Analytical skills in itself is a collection of a lot of sub skills. But here, we are mainly concerned with pattern recognition and identification. You should be able to scan the data and analyze it. You should be able to identify different patterns and relationships between entities in the data which is available for analysis. Let's take the example of a housing data that has different attributes such as house size, location, price, number of bedrooms etc. Just by going through the data you should get a rough idea which attributes are affecting the price the most. Which attributes are directly related to price and which of them are inversely proportional? Later on, you can move ahead and do regression analysis and use other algorithms to critically and accurately identify the colinearity, variance and other relationships among the different variables. Analysis of the data helps data scientist to identify deviations in data and produces insights that can be leveraged for business growth and development.

Coding Skills

Languages used by data scientist

Like all other IT people data scientist also use the power of machines to handle big data, complex computations, and visualizations.
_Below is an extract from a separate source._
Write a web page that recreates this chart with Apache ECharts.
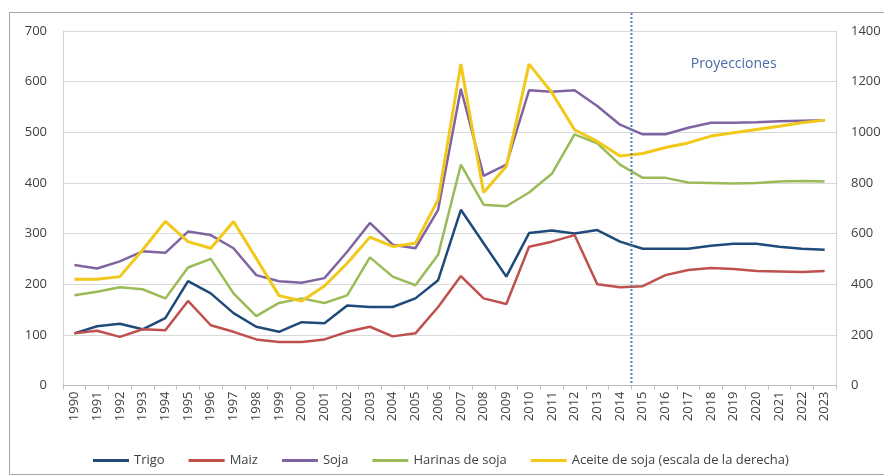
<!DOCTYPE html>
<html><head><meta charset="utf-8">
<script src="https://cdn.jsdelivr.net/npm/echarts@6/dist/echarts.min.js"></script>
<style>html,body{margin:0;padding:0;background:#fff}#c{width:884px;height:476px}</style>
</head><body><div id="c"></div>
<script>
const years = ['1990','1991','1992','1993','1994','1995','1996','1997','1998','1999','2000','2001','2002','2003','2004','2005','2006','2007','2008','2009','2010','2011','2012','2013','2014','2015','2016','2017','2018','2019','2020','2021','2022','2023'];
const trigo   = [103,117,122,111,133,206,182,143,116,106,125,123,158,155,155,172,208,347,281,215,301,306,300,307,284,270,270,270,276,280,280,274,270,268];
const maiz    = [103,108,96,111,109,167,119,106,91,86,86,91,106,116,97,103,155,216,172,161,274,284,297,200,194,196,218,228,232,230,226,225,224,226];
const soja    = [238,231,245,265,262,304,297,271,218,206,203,212,264,321,278,271,347,586,414,436,583,580,583,552,515,496,496,509,519,519,520,522,523,524];
const harinas = [178,185,194,190,172,233,250,182,137,163,172,163,178,253,215,198,258,436,357,354,381,418,496,478,436,410,410,401,400,399,400,403,404,403];
const aceite  = [420,420,430,535,648,568,542,648,502,355,334,393,483,586,549,562,734,1270,762,866,1269,1157,1010,964,906,916,940,958,985,998,1011,1024,1038,1048];
const leftTicks = {min:0, max:700, interval:100};
const rightTicks = {min:0, max:1400, interval:200};
const names = ['Trigo','Maiz','Soja','Harinas de soja','Aceite de soja (escala de la derecha)'];
const colors = ['#1f4a7a','#c0504d','#8064a2','#9bbb59','#f2c81a'];

const font = 'Open Sans';
const chart = echarts.init(document.getElementById('c'), null, {renderer:'canvas'});
function mk(name, data, color, yIdx, w){
  return {name, type:'line', data, yAxisIndex:yIdx, symbol:'none', smooth:false,
    lineStyle:{color, width:w}, itemStyle:{color}};
}
const option = {
  animation:false,
  textStyle:{fontFamily:font},
  grid:{left:63, right:48, top:31, bottom:90.5},
  legend:{left:88, top:449, icon:'rect', itemWidth:36, itemHeight:3, itemGap:24,
    textStyle:{fontFamily:font, fontSize:13, color:'#404040'}, data:names},
  xAxis:{type:'category', data:years, boundaryGap:true,
    axisLine:{lineStyle:{color:'#bfbfbf'}},
    axisTick:{show:true, interval:0, length:4, lineStyle:{color:'#bfbfbf'}},
    axisLabel:{interval:0, rotate:90, fontSize:13, color:'#404040', margin:6, fontFamily:font},
    splitLine:{show:false}},
  yAxis:[
    {type:'value', min:leftTicks.min, max:leftTicks.max, interval:leftTicks.interval,
     axisLine:{show:true, lineStyle:{color:'#d0d0d0'}}, axisTick:{show:false},
     axisLabel:{fontSize:13, color:'#404040', margin:16, fontFamily:font, formatter:v=>String(v)},
     splitLine:{lineStyle:{color:'#d9d9d9'}}},
    {type:'value', position:'right', min:rightTicks.min, max:rightTicks.max, interval:rightTicks.interval,
     axisLine:{show:true, lineStyle:{color:'#d0d0d0'}}, axisTick:{show:false},
     axisLabel:{fontSize:13, color:'#404040', margin:15, fontFamily:font, formatter:v=>String(v)},
     splitLine:{show:false}}
  ],
  series:[
    mk(names[0], trigo, colors[0], 0, 2.5),
    mk(names[1], maiz, colors[1], 0, 2.5),
    mk(names[2], soja, colors[2], 0, 2.5),
    mk(names[3], harinas, colors[3], 0, 2.5),
    mk(names[4], aceite, colors[4], 1, 3)
  ]
};
chart.setOption(option);
const xa = chart.convertToPixel({xAxisIndex:0}, '2014');
const xb = chart.convertToPixel({xAxisIndex:0}, '2015');
const xd = Math.round((xa + xb) / 2) + 0.5;
const y0 = chart.convertToPixel({yAxisIndex:0}, 0);
const xt = chart.convertToPixel({xAxisIndex:0}, '2019');
const yt = chart.convertToPixel({yAxisIndex:0}, 634);
chart.setOption({graphic:[
  {type:'rect', shape:{x:9.5, y:12.5, width:890, height:462}, style:{fill:null, stroke:'#a6a6a6', lineWidth:1}, z:0, silent:true},
  {type:'line', shape:{x1:xd, y1:13, x2:xd, y2:y0}, style:{stroke:'#4f81bd', lineWidth:2, lineDash:[2,2]}, z:10},
  {type:'text', x:xt, y:yt, style:{text:'Proyecciones', fill:'#4a6aa5', font:'14px "Open Sans"', align:'center', verticalAlign:'middle'}, z:10}
]});
</script></body></html>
Hence, to interact with machines you need to know the language of computers. And for a data scientist, the most popular languages are R and Python. Using any of the two languages you can execute any of the machine learning algorithms on a limited amount of data. And if the size of data increases beyond a certain extent than big data technologies come into the picture. These are Scala, spark, hive, HBase etc. which are based on Hadoop distributed file system framework.  All these languages come handy when you are working with data. Hence, you need to have some coding skills to get comfortable with these languages. The better coder you are the more easily you will be able to grasp these languages.

All these four skills are the foundation data scientist skills, that will help you become a good data scientist. If you have these four skills, congrats! You can move ahead and take the next steps. But if you lack a few skills, don't worry. Just start working on them and in no time you will have a strong foundation of expert data scientist skills. Best of luck!